Ethiopia is ranked 127th out of 185 nations in the World Bank’s Ease of Doing Business Index, behind African countries including Swaziland and Kenya. Companies are hindered by a lack of protection of investment and barriers to cross-border trading, according to the World Bank. The bank’s International Finance Corp. is contributing to a $10 million project to help Ethiopia ease investment rules for businesses.
Similar zones are being considered in at least five other locations including, Kombolcha, 158 miles northeast of Addis Ababa, and Dire Dawa, a self-administered city about 228 miles east of the capital, Mekonnen said.
The government is making a push to attract private investment with plans to convert its investment agency into a “one-stop service” for new companies to register, Mekonnen said. It is also introducing measures to speed the clearance of exports and imports at the border, he said.
The government passed a law last year offering income tax breaks of as long as six years for manufacturers of items including leather products, sugar and textiles.
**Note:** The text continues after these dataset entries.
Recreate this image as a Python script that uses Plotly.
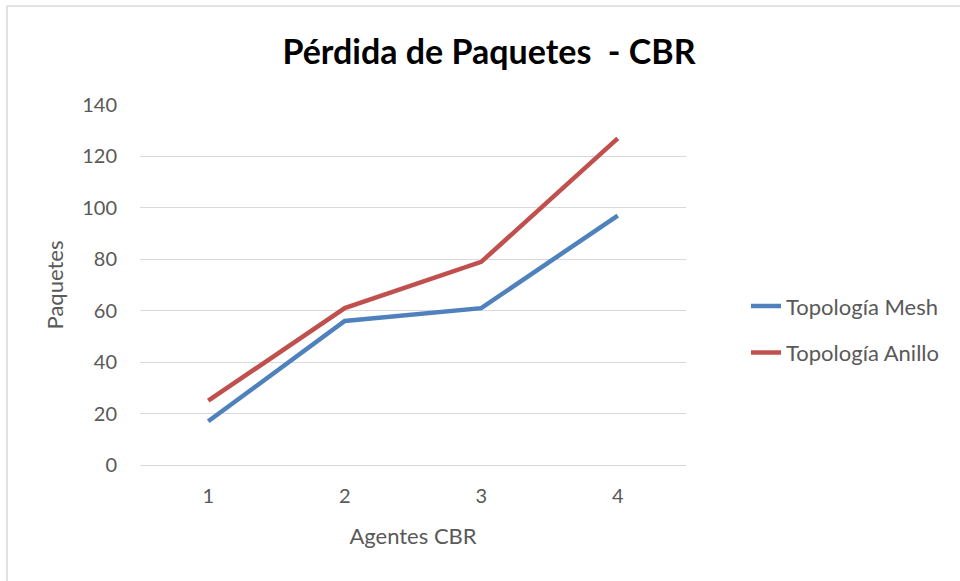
import plotly.graph_objects as go

categories = ["1", "2", "3", "4"]
mesh = [17, 56, 61, 97]
anillo = [25, 61, 79, 127]
series_names = ["Topología Mesh", "Topología Anillo"]
y_ticks = [0, 20, 40, 60, 80, 100, 120, 140]

W, H = 960, 581
L, R, T, B = 140, 274, 105, 116
pw, ph = W - L - R, H - T - B

font_fam = "Lato, 'Open Sans', sans-serif"
grey = "#595959"

fig = go.Figure()
fig.add_trace(go.Scatter(x=categories, y=mesh, mode="lines", name=series_names[0],
                         line=dict(color="#4F81BD", width=4.5), legendgroup="a"))
fig.add_trace(go.Scatter(x=categories, y=anillo, mode="lines", name=series_names[1],
                         line=dict(color="#C0504D", width=4.5), legendgroup="b"))

bx = (7 - L) / pw
by = 1 + (T - 6) / ph
fig.add_shape(type="line", xref="paper", yref="paper", x0=bx, x1=bx, y0=-2, y1=by,
              line=dict(color="#D9D9D9", width=1.5))
fig.add_shape(type="line", xref="paper", yref="paper", x0=bx, x1=3, y0=by, y1=by,
              line=dict(color="#D9D9D9", width=1.5))

fig.update_layout(
    width=W, height=H,
    margin=dict(l=L, r=R, t=T, b=B),
    paper_bgcolor="white", plot_bgcolor="white",
    font=dict(family=font_fam, color=grey, size=20),
    title=dict(text="<b>Pérdida de Paquetes  - CBR</b>", x=(489 - L) / pw, xref="paper",
               xanchor="center", y=1 - 52 / H, yanchor="middle",
               font=dict(family=font_fam, size=34, color="black")),
    xaxis=dict(type="category", range=[-0.5, 3.5], showgrid=False, showline=False,
               zeroline=False, ticks="", ticklabelstandoff=17,
               tickfont=dict(size=20, color=grey),
               title=dict(text="Agentes CBR", font=dict(size=22, color=grey), standoff=22)),
    yaxis=dict(range=[0, 140], tickvals=y_ticks, showgrid=True, gridcolor="#D9D9D9",
               gridwidth=1.3, zeroline=True, zerolinecolor="#D9D9D9", zerolinewidth=1.3,
               showline=False, ticks="", ticklabelstandoff=22,
               tickfont=dict(size=20, color=grey),
               title=dict(text="Paquetes", font=dict(size=22, color=grey), standoff=12)),
    legend=dict(x=1 + (746 - L - pw) / pw, xanchor="left", y=0.376, yanchor="middle",
                font=dict(size=22, color=grey), tracegroupgap=15,
                bgcolor="rgba(0,0,0,0)"),
    showlegend=True,
)

fig.write_html("out.html", config={"displayModeBar": False},
               post_script="document.body.style.margin='0';")
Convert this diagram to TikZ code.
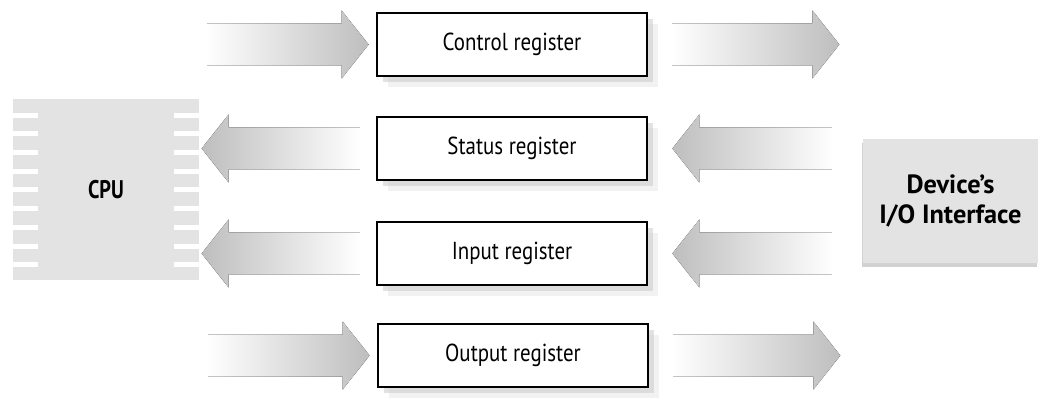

Producers who send 60 percent or more of their goods abroad will receive an additional two-year income-tax exemption, Mekonnen said.
Tax incentives on imported capital goods are reserved for existing investors and companies planning to expand their operations by more than 50 percent, according to the law.
“If there’s no expansion you are not creating new capacity,” Mekonnen said. “The reason we give incentives is to encourage re-investment.”
Huajian Group, a Chinese shoemaker, said last year it plans to invest $2 billion over a decade building a new manufacturing zone on the outskirts of Addis Ababa.